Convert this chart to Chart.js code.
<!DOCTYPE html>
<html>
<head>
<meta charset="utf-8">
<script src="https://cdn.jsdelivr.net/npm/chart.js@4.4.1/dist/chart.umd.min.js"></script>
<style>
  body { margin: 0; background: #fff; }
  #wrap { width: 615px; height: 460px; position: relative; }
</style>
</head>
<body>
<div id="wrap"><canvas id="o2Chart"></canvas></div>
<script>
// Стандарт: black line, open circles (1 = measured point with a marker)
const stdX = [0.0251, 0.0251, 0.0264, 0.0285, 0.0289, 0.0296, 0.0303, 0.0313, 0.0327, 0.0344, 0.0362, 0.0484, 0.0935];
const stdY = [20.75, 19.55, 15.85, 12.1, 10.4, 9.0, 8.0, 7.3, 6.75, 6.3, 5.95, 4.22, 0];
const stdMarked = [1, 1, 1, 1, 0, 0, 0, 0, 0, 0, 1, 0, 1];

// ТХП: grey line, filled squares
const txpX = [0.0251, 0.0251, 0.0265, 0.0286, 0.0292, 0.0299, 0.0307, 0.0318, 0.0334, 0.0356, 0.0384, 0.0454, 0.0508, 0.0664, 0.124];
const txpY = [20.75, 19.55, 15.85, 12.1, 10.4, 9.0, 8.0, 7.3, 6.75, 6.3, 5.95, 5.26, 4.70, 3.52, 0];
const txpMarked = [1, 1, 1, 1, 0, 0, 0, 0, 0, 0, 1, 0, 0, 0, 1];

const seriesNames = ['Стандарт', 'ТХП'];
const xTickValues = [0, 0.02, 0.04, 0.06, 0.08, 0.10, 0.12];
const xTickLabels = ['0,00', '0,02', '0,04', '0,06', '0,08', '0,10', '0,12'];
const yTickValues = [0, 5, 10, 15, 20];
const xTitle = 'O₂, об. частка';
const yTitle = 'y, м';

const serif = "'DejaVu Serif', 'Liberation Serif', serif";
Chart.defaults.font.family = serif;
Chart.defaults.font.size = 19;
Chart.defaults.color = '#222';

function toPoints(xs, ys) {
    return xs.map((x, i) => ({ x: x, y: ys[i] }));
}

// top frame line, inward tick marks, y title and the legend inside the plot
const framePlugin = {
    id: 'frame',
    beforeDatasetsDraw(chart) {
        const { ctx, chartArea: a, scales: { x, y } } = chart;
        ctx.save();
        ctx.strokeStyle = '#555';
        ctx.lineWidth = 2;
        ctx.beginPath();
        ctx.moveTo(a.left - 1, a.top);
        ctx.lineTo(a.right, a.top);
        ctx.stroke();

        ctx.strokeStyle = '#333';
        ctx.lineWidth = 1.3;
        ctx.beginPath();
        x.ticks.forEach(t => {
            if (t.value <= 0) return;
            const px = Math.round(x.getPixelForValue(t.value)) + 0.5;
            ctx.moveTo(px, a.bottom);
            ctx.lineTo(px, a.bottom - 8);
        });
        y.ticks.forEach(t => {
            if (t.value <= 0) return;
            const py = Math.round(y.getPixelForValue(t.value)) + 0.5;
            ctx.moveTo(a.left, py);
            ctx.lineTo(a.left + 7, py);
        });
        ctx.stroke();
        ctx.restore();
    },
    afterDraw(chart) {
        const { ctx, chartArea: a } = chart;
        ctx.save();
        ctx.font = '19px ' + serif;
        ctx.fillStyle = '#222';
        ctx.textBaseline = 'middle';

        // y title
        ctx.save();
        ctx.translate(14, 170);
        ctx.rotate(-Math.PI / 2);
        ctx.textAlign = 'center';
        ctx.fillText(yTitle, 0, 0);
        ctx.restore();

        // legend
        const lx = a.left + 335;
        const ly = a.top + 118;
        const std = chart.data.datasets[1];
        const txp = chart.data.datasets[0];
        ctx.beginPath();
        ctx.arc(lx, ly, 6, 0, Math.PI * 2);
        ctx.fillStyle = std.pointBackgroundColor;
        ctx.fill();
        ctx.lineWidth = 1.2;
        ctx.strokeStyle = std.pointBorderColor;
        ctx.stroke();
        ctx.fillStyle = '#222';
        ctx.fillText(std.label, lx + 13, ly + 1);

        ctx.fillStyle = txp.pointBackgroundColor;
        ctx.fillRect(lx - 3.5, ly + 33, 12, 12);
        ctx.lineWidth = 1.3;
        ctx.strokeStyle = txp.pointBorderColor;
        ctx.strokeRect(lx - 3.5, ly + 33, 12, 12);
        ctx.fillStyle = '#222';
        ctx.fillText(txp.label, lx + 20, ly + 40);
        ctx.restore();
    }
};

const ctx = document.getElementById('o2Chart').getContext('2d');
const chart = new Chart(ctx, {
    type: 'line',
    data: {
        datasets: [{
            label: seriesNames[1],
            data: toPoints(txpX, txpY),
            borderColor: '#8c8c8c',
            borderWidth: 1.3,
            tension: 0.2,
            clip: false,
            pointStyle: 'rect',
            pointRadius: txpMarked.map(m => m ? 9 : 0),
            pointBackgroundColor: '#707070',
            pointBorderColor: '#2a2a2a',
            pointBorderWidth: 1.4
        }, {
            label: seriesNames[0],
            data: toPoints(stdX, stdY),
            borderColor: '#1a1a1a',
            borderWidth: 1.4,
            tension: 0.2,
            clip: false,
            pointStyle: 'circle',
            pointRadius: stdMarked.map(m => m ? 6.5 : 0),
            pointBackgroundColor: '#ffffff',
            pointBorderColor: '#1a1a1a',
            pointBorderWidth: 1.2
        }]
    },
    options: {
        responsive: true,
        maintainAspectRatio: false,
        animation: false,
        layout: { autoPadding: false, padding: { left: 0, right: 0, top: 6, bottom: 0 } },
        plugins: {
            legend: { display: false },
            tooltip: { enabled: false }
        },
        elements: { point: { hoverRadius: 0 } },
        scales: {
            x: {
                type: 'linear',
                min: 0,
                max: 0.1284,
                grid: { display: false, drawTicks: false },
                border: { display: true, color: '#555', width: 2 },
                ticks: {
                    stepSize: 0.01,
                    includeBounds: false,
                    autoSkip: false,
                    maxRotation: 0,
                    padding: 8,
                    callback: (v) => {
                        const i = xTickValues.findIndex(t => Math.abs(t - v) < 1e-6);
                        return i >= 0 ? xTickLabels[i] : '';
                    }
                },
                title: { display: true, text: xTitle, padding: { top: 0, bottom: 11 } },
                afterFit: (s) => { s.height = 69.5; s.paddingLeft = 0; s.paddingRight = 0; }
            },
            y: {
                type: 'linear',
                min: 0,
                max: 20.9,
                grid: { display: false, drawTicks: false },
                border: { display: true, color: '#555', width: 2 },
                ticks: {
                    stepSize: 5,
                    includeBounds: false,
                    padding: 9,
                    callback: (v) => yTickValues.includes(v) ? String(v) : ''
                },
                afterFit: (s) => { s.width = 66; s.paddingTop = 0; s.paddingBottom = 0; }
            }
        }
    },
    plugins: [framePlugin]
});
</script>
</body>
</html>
◆ ◆ ◆ ◆
## WHAT TO DO
Write the entire listing out again, word for word.

## THE COMPLETED TASK
Convert this chart to Chart.js code.
<!DOCTYPE html>
<html>
<head>
<meta charset="utf-8">
<script src="https://cdn.jsdelivr.net/npm/chart.js@4.4.1/dist/chart.umd.min.js"></script>
<style>
  body { margin: 0; background: #fff; }
  #wrap { width: 615px; height: 460px; position: relative; }
</style>
</head>
<body>
<div id="wrap"><canvas id="o2Chart"></canvas></div>
<script>
// Стандарт: black line, open circles (1 = measured point with a marker)
const stdX = [0.0251, 0.0251, 0.0264, 0.0285, 0.0289, 0.0296, 0.0303, 0.0313, 0.0327, 0.0344, 0.0362, 0.0484, 0.0935];
const stdY = [20.75, 19.55, 15.85, 12.1, 10.4, 9.0, 8.0, 7.3, 6.75, 6.3, 5.95, 4.22, 0];
const stdMarked = [1, 1, 1, 1, 0, 0, 0, 0, 0, 0, 1, 0, 1];

// ТХП: grey line, filled squares
const txpX = [0.0251, 0.0251, 0.0265, 0.0286, 0.0292, 0.0299, 0.0307, 0.0318, 0.0334, 0.0356, 0.0384, 0.0454, 0.0508, 0.0664, 0.124];
const txpY = [20.75, 19.55, 15.85, 12.1, 10.4, 9.0, 8.0, 7.3, 6.75, 6.3, 5.95, 5.26, 4.70, 3.52, 0];
const txpMarked = [1, 1, 1, 1, 0, 0, 0, 0, 0, 0, 1, 0, 0, 0, 1];

const seriesNames = ['Стандарт', 'ТХП'];
const xTickValues = [0, 0.02, 0.04, 0.06, 0.08, 0.10, 0.12];
const xTickLabels = ['0,00', '0,02', '0,04', '0,06', '0,08', '0,10', '0,12'];
const yTickValues = [0, 5, 10, 15, 20];
const xTitle = 'O₂, об. частка';
const yTitle = 'y, м';

const serif = "'DejaVu Serif', 'Liberation Serif', serif";
Chart.defaults.font.family = serif;
Chart.defaults.font.size = 19;
Chart.defaults.color = '#222';

function toPoints(xs, ys) {
    return xs.map((x, i) => ({ x: x, y: ys[i] }));
}

// top frame line, inward tick marks, y title and the legend inside the plot
const framePlugin = {
    id: 'frame',
    beforeDatasetsDraw(chart) {
        const { ctx, chartArea: a, scales: { x, y } } = chart;
        ctx.save();
        ctx.strokeStyle = '#555';
        ctx.lineWidth = 2;
        ctx.beginPath();
        ctx.moveTo(a.left - 1, a.top);
        ctx.lineTo(a.right, a.top);
        ctx.stroke();

        ctx.strokeStyle = '#333';
        ctx.lineWidth = 1.3;
        ctx.beginPath();
        x.ticks.forEach(t => {
            if (t.value <= 0) return;
            const px = Math.round(x.getPixelForValue(t.value)) + 0.5;
            ctx.moveTo(px, a.bottom);
            ctx.lineTo(px, a.bottom - 8);
        });
        y.ticks.forEach(t => {
            if (t.value <= 0) return;
            const py = Math.round(y.getPixelForValue(t.value)) + 0.5;
            ctx.moveTo(a.left, py);
            ctx.lineTo(a.left + 7, py);
        });
        ctx.stroke();
        ctx.restore();
    },
    afterDraw(chart) {
        const { ctx, chartArea: a } = chart;
        ctx.save();
        ctx.font = '19px ' + serif;
        ctx.fillStyle = '#222';
        ctx.textBaseline = 'middle';

        // y title
        ctx.save();
        ctx.translate(14, 170);
        ctx.rotate(-Math.PI / 2);
        ctx.textAlign = 'center';
        ctx.fillText(yTitle, 0, 0);
        ctx.restore();

        // legend
        const lx = a.left + 335;
        const ly = a.top + 118;
        const std = chart.data.datasets[1];
        const txp = chart.data.datasets[0];
        ctx.beginPath();
        ctx.arc(lx, ly, 6, 0, Math.PI * 2);
        ctx.fillStyle = std.pointBackgroundColor;
        ctx.fill();
        ctx.lineWidth = 1.2;
        ctx.strokeStyle = std.pointBorderColor;
        ctx.stroke();
        ctx.fillStyle = '#222';
        ctx.fillText(std.label, lx + 13, ly + 1);

        ctx.fillStyle = txp.pointBackgroundColor;
        ctx.fillRect(lx - 3.5, ly + 33, 12, 12);
        ctx.lineWidth = 1.3;
        ctx.strokeStyle = txp.pointBorderColor;
        ctx.strokeRect(lx - 3.5, ly + 33, 12, 12);
        ctx.fillStyle = '#222';
        ctx.fillText(txp.label, lx + 20, ly + 40);
        ctx.restore();
    }
};

const ctx = document.getElementById('o2Chart').getContext('2d');
const chart = new Chart(ctx, {
    type: 'line',
    data: {
        datasets: [{
            label: seriesNames[1],
            data: toPoints(txpX, txpY),
            borderColor: '#8c8c8c',
            borderWidth: 1.3,
            tension: 0.2,
            clip: false,
            pointStyle: 'rect',
            pointRadius: txpMarked.map(m => m ? 9 : 0),
            pointBackgroundColor: '#707070',
            pointBorderColor: '#2a2a2a',
            pointBorderWidth: 1.4
        }, {
            label: seriesNames[0],
            data: toPoints(stdX, stdY),
            borderColor: '#1a1a1a',
            borderWidth: 1.4,
            tension: 0.2,
            clip: false,
            pointStyle: 'circle',
            pointRadius: stdMarked.map(m => m ? 6.5 : 0),
            pointBackgroundColor: '#ffffff',
            pointBorderColor: '#1a1a1a',
            pointBorderWidth: 1.2
        }]
    },
    options: {
        responsive: true,
        maintainAspectRatio: false,
        animation: false,
        layout: { autoPadding: false, padding: { left: 0, right: 0, top: 6, bottom: 0 } },
        plugins: {
            legend: { display: false },
            tooltip: { enabled: false }
        },
        elements: { point: { hoverRadius: 0 } },
        scales: {
            x: {
                type: 'linear',
                min: 0,
                max: 0.1284,
                grid: { display: false, drawTicks: false },
                border: { display: true, color: '#555', width: 2 },
                ticks: {
                    stepSize: 0.01,
                    includeBounds: false,
                    autoSkip: false,
                    maxRotation: 0,
                    padding: 8,
                    callback: (v) => {
                        const i = xTickValues.findIndex(t => Math.abs(t - v) < 1e-6);
                        return i >= 0 ? xTickLabels[i] : '';
                    }
                },
                title: { display: true, text: xTitle, padding: { top: 0, bottom: 11 } },
                afterFit: (s) => { s.height = 69.5; s.paddingLeft = 0; s.paddingRight = 0; }
            },
            y: {
                type: 'linear',
                min: 0,
                max: 20.9,
                grid: { display: false, drawTicks: false },
                border: { display: true, color: '#555', width: 2 },
                ticks: {
                    stepSize: 5,
                    includeBounds: false,
                    padding: 9,
                    callback: (v) => yTickValues.includes(v) ? String(v) : ''
                },
                afterFit: (s) => { s.width = 66; s.paddingTop = 0; s.paddingBottom = 0; }
            }
        }
    },
    plugins: [framePlugin]
});
</script>
</body>
</html>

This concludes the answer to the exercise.